Cosa è sostenibilità? Per il 31% l’uso di materiali ecologici, per il 15% le pratiche etiche, per l’8,8% fare donazioni a una buona causa e, con la stessa percentuale, non fare test sugli animali, per l’8,4% il fatto che il brand abbia un ‘purpose’ particolarmente forte. Tra i luoghi dove più si discute di sostenibilità, energie rinnovabili e consumi responsabili conquistano posizioni i social, dove la presa di coscienza delle risorse limitate del pianeta ha preso slancio nell’ultimo trimestre del 2018, almeno stando a un’analisi di Visibrain, piattaforma francese di analisi dei social, particolarmente su Twitter dove è più forte la mobilitazione per il clima grazie anche alle azioni di Greenpeace.

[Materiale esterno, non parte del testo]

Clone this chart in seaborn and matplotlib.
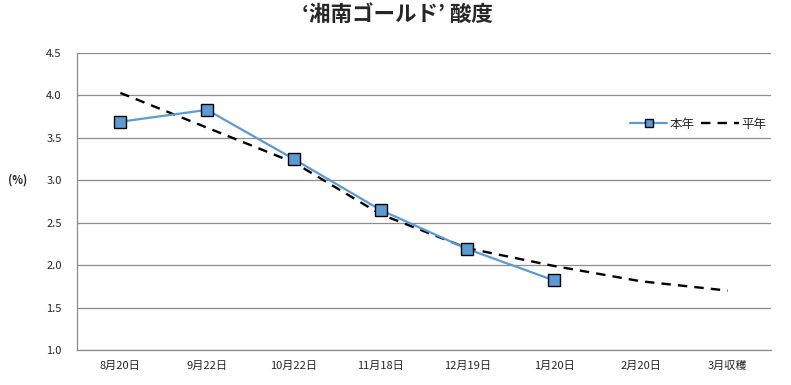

Strumento di marketing. Fare della sostenibilità un importante “strumento di marketing” è uno dei più recenti obiettivi anche per Google che ha dato il via a una collaborazione con la California Academy of Science e lanciato un tool interattivo – ‘Your plan, your planet’ – per rendere più facile la comprensione di come anche piccoli cambiamenti possano fare la differenza in fatto di sostenibilità.